··· Information shown

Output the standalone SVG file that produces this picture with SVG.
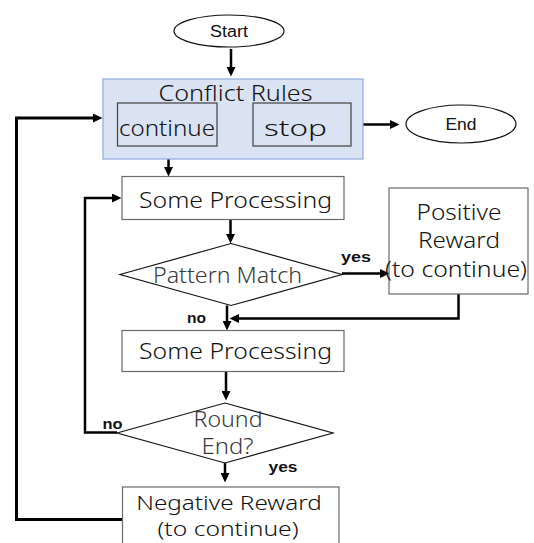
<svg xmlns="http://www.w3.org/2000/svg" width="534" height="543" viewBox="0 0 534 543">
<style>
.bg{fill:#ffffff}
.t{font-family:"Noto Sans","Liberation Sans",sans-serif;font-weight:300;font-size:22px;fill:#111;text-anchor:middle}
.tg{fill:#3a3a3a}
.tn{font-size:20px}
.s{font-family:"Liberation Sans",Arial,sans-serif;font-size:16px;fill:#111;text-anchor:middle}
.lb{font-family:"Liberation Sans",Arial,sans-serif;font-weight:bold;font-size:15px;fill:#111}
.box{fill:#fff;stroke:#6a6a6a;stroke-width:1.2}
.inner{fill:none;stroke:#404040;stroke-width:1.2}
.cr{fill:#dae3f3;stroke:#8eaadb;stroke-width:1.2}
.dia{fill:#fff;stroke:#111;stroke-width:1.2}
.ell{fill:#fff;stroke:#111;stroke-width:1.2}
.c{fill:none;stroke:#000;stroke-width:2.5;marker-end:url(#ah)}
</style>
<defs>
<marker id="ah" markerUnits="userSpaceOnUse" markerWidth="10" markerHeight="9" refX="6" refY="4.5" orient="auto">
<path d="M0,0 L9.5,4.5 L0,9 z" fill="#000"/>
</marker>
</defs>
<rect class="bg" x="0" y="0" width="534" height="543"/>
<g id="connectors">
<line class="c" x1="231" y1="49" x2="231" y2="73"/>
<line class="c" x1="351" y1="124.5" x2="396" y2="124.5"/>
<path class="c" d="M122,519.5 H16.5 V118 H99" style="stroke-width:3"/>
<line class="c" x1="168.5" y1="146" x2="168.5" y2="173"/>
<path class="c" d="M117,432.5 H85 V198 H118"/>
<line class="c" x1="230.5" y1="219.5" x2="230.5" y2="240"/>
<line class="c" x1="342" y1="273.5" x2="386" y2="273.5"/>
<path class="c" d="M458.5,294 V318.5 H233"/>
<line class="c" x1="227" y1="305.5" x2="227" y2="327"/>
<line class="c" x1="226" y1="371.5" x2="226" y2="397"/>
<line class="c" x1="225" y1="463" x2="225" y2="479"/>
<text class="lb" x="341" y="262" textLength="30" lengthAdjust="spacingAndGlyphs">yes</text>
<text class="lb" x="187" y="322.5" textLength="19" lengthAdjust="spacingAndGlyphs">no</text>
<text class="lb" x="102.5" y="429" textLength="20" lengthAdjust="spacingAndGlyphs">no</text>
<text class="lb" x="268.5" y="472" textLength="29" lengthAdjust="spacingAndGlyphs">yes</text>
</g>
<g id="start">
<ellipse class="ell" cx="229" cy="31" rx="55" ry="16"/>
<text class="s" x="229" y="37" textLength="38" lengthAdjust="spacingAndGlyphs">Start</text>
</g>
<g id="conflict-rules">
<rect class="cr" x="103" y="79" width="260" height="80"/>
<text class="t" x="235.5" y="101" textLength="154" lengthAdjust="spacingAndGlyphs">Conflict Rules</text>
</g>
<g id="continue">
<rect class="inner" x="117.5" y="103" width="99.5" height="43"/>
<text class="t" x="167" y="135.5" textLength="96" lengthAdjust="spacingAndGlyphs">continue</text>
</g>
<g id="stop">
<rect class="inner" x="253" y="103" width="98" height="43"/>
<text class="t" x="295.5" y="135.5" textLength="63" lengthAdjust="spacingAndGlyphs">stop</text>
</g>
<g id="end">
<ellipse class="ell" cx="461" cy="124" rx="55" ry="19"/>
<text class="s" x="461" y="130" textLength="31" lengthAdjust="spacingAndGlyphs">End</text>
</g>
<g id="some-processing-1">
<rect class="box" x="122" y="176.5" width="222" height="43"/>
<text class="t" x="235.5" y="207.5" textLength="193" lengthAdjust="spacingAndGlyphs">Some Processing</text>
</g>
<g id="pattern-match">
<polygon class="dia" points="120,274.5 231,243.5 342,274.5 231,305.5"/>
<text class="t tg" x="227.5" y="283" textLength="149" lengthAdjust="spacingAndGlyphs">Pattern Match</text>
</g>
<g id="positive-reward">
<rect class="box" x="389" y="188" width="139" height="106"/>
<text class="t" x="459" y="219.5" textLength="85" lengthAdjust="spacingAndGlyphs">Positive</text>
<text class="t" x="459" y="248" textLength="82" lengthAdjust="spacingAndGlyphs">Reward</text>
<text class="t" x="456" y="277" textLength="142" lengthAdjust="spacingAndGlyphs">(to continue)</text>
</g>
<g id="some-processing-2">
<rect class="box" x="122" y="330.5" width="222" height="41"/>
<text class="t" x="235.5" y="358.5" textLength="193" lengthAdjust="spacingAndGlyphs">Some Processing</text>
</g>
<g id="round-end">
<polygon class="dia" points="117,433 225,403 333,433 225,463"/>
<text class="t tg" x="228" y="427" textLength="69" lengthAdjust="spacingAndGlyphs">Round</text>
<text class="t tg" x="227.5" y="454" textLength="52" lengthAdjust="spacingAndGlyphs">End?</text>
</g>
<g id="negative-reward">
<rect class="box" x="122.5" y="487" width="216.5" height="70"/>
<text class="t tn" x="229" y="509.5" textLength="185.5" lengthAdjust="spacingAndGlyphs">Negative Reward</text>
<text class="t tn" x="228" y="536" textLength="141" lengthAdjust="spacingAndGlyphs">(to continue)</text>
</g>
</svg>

······

# What you should do
Retype the whole listing exactly and leave the pictures out.

# The reply
Output the standalone SVG file that produces this picture with SVG.
<svg xmlns="http://www.w3.org/2000/svg" width="534" height="543" viewBox="0 0 534 543">
<style>
.bg{fill:#ffffff}
.t{font-family:"Noto Sans","Liberation Sans",sans-serif;font-weight:300;font-size:22px;fill:#111;text-anchor:middle}
.tg{fill:#3a3a3a}
.tn{font-size:20px}
.s{font-family:"Liberation Sans",Arial,sans-serif;font-size:16px;fill:#111;text-anchor:middle}
.lb{font-family:"Liberation Sans",Arial,sans-serif;font-weight:bold;font-size:15px;fill:#111}
.box{fill:#fff;stroke:#6a6a6a;stroke-width:1.2}
.inner{fill:none;stroke:#404040;stroke-width:1.2}
.cr{fill:#dae3f3;stroke:#8eaadb;stroke-width:1.2}
.dia{fill:#fff;stroke:#111;stroke-width:1.2}
.ell{fill:#fff;stroke:#111;stroke-width:1.2}
.c{fill:none;stroke:#000;stroke-width:2.5;marker-end:url(#ah)}
</style>
<defs>
<marker id="ah" markerUnits="userSpaceOnUse" markerWidth="10" markerHeight="9" refX="6" refY="4.5" orient="auto">
<path d="M0,0 L9.5,4.5 L0,9 z" fill="#000"/>
</marker>
</defs>
<rect class="bg" x="0" y="0" width="534" height="543"/>
<g id="connectors">
<line class="c" x1="231" y1="49" x2="231" y2="73"/>
<line class="c" x1="351" y1="124.5" x2="396" y2="124.5"/>
<path class="c" d="M122,519.5 H16.5 V118 H99" style="stroke-width:3"/>
<line class="c" x1="168.5" y1="146" x2="168.5" y2="173"/>
<path class="c" d="M117,432.5 H85 V198 H118"/>
<line class="c" x1="230.5" y1="219.5" x2="230.5" y2="240"/>
<line class="c" x1="342" y1="273.5" x2="386" y2="273.5"/>
<path class="c" d="M458.5,294 V318.5 H233"/>
<line class="c" x1="227" y1="305.5" x2="227" y2="327"/>
<line class="c" x1="226" y1="371.5" x2="226" y2="397"/>
<line class="c" x1="225" y1="463" x2="225" y2="479"/>
<text class="lb" x="341" y="262" textLength="30" lengthAdjust="spacingAndGlyphs">yes</text>
<text class="lb" x="187" y="322.5" textLength="19" lengthAdjust="spacingAndGlyphs">no</text>
<text class="lb" x="102.5" y="429" textLength="20" lengthAdjust="spacingAndGlyphs">no</text>
<text class="lb" x="268.5" y="472" textLength="29" lengthAdjust="spacingAndGlyphs">yes</text>
</g>
<g id="start">
<ellipse class="ell" cx="229" cy="31" rx="55" ry="16"/>
<text class="s" x="229" y="37" textLength="38" lengthAdjust="spacingAndGlyphs">Start</text>
</g>
<g id="conflict-rules">
<rect class="cr" x="103" y="79" width="260" height="80"/>
<text class="t" x="235.5" y="101" textLength="154" lengthAdjust="spacingAndGlyphs">Conflict Rules</text>
</g>
<g id="continue">
<rect class="inner" x="117.5" y="103" width="99.5" height="43"/>
<text class="t" x="167" y="135.5" textLength="96" lengthAdjust="spacingAndGlyphs">continue</text>
</g>
<g id="stop">
<rect class="inner" x="253" y="103" width="98" height="43"/>
<text class="t" x="295.5" y="135.5" textLength="63" lengthAdjust="spacingAndGlyphs">stop</text>
</g>
<g id="end">
<ellipse class="ell" cx="461" cy="124" rx="55" ry="19"/>
<text class="s" x="461" y="130" textLength="31" lengthAdjust="spacingAndGlyphs">End</text>
</g>
<g id="some-processing-1">
<rect class="box" x="122" y="176.5" width="222" height="43"/>
<text class="t" x="235.5" y="207.5" textLength="193" lengthAdjust="spacingAndGlyphs">Some Processing</text>
</g>
<g id="pattern-match">
<polygon class="dia" points="120,274.5 231,243.5 342,274.5 231,305.5"/>
<text class="t tg" x="227.5" y="283" textLength="149" lengthAdjust="spacingAndGlyphs">Pattern Match</text>
</g>
<g id="positive-reward">
<rect class="box" x="389" y="188" width="139" height="106"/>
<text class="t" x="459" y="219.5" textLength="85" lengthAdjust="spacingAndGlyphs">Positive</text>
<text class="t" x="459" y="248" textLength="82" lengthAdjust="spacingAndGlyphs">Reward</text>
<text class="t" x="456" y="277" textLength="142" lengthAdjust="spacingAndGlyphs">(to continue)</text>
</g>
<g id="some-processing-2">
<rect class="box" x="122" y="330.5" width="222" height="41"/>
<text class="t" x="235.5" y="358.5" textLength="193" lengthAdjust="spacingAndGlyphs">Some Processing</text>
</g>
<g id="round-end">
<polygon class="dia" points="117,433 225,403 333,433 225,463"/>
<text class="t tg" x="228" y="427" textLength="69" lengthAdjust="spacingAndGlyphs">Round</text>
<text class="t tg" x="227.5" y="454" textLength="52" lengthAdjust="spacingAndGlyphs">End?</text>
</g>
<g id="negative-reward">
<rect class="box" x="122.5" y="487" width="216.5" height="70"/>
<text class="t tn" x="229" y="509.5" textLength="185.5" lengthAdjust="spacingAndGlyphs">Negative Reward</text>
<text class="t tn" x="228" y="536" textLength="141" lengthAdjust="spacingAndGlyphs">(to continue)</text>
</g>
</svg>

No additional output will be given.